Practical Application Example
Referencing the original Stack Overflow question, the user wanted to add HTML link tags to specific values while avoiding matches within existing HTML tags. The correct implementation is as follows:
function addLinksToText(elementId, value) {
var element = document.getElementById(elementId);
var content = element.innerHTML;
// Escape the dynamic value
var escapedValue = escapeRegExp(value);
// Build the regex pattern with s flag for multiline support
var pattern = "(?!(?:[^<]+>|[^>]+<\/a>))\\b(" + escapedValue + ")\\b";
var regex = new RegExp(pattern, "gis");
var replacedContent = content.replace(regex, '<a href="#' + value + '">' + value + '</a>');
element.innerHTML = replacedContent;
}This implementation addresses key points from the original problem: proper use of the RegExp constructor, addition of necessary flags, and appropriate escaping of dynamic content.
Modern JavaScript Feature Support
It is worth noting that the s (dotall) flag mentioned in the original question is now supported by modern JavaScript engines. This flag allows the dot . to match all characters, including newlines, which is particularly useful when processing multiline text. In environments supporting ES2018, this flag can be safely used.

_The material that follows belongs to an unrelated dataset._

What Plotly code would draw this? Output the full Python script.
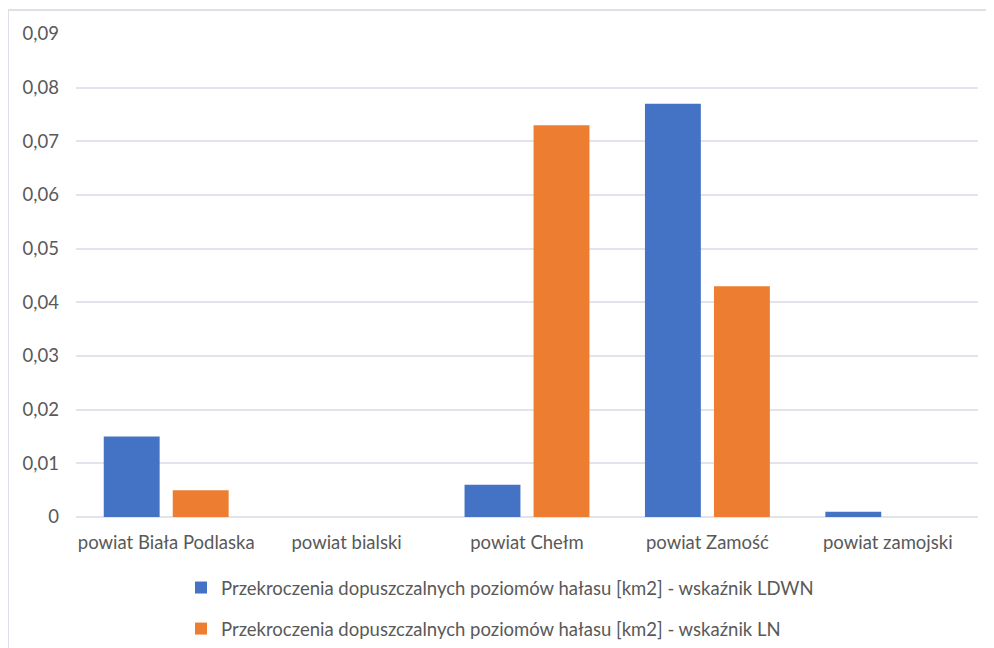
import plotly.graph_objects as go

categories = ["powiat Biała Podlaska", "powiat bialski", "powiat Chełm", "powiat Zamość", "powiat zamojski"]
ldwn = [0.015, 0, 0.006, 0.077, 0.001]
ln = [0.005, 0, 0.073, 0.043, 0]
name_ldwn = "Przekroczenia dopuszczalnych poziomów hałasu [km2] - wskaźnik LDWN"
name_ln = "Przekroczenia dopuszczalnych poziomów hałasu [km2] - wskaźnik LN"
tickvals = [0, 0.01, 0.02, 0.03, 0.04, 0.05, 0.06, 0.07, 0.08, 0.09]
ticktext = ["0", "0,01", "0,02", "0,03", "0,04", "0,05", "0,06", "0,07", "0,08", "0,09"]

font = "Lato, Open Sans, sans-serif"
txt = "#595959"
fs = 18.5

fig = go.Figure()
fig.add_trace(go.Bar(x=categories, y=ldwn, name=name_ldwn, legendgroup="a",
                     marker=dict(color="#4472C4", line=dict(width=0))))
fig.add_trace(go.Bar(x=categories, y=ln, name=name_ln, legendgroup="b",
                     marker=dict(color="#ED7D31", line=dict(width=0))))

# page body has an 8px margin, so figure coords = screen coords - 8
W, H = 994, 648
L, T = 68, 26
R = W - 970
B = H - 509
pw, ph = W - L - R, H - T - B

fig.update_layout(
    width=W, height=H,
    margin=dict(l=L, r=R, t=T, b=B, autoexpand=False),
    paper_bgcolor="white", plot_bgcolor="white",
    barmode="group", bargap=0.235, bargroupgap=0.19,
    font=dict(family=font, size=fs, color=txt),
    xaxis=dict(showgrid=False, showline=False, ticks="", automargin=False,
               ticklabelstandoff=12, tickfont=dict(size=fs, color=txt)),
    yaxis=dict(range=[0, 0.09], tickvals=tickvals, ticktext=ticktext, automargin=False,
               gridcolor="#E1E4EA", gridwidth=1.5, zeroline=True, zerolinecolor="#E1E4EA",
               zerolinewidth=1.5, showline=False, ticks="", ticklabelstandoff=16,
               tickfont=dict(size=fs, color=txt)),
    legend=dict(orientation="v", x=(173 - L) / pw, xanchor="left",
                yref="container", y=(H - 561) / H, yanchor="top", bgcolor="rgba(0,0,0,0)",
                tracegroupgap=14, itemwidth=30, font=dict(size=fs, color=txt)),
    showlegend=True,
    shapes=[dict(type="rect", xref="paper", yref="paper",
                 x0=(0 - L) / pw, x1=(W + 20 - L) / pw, y0=(H - B - (H + 20)) / ph, y1=(H - B - 2) / ph,
                 line=dict(color="#DDE1E7", width=2), fillcolor="rgba(0,0,0,0)", layer="below")],
)

fig.write_html("out.html")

Performance Considerations and Best Practices
In scenarios that frequently use dynamic regex, it is advisable to cache compiled regex objects to avoid the performance overhead of repeated compilation. For user-provided content, always perform escaping to prevent regex injection attacks. In complex text processing tasks, consider breaking down regex into multiple simpler patterns to improve maintainability and performance.
Conclusion
By correctly using the RegExp constructor, adding appropriate matching flags, and performing necessary escaping of dynamic content, developers can flexibly and efficiently use dynamic regular expressions in JavaScript. This approach not only meets basic pattern matching needs but also handles complex text processing scenarios, providing powerful tool support for web development.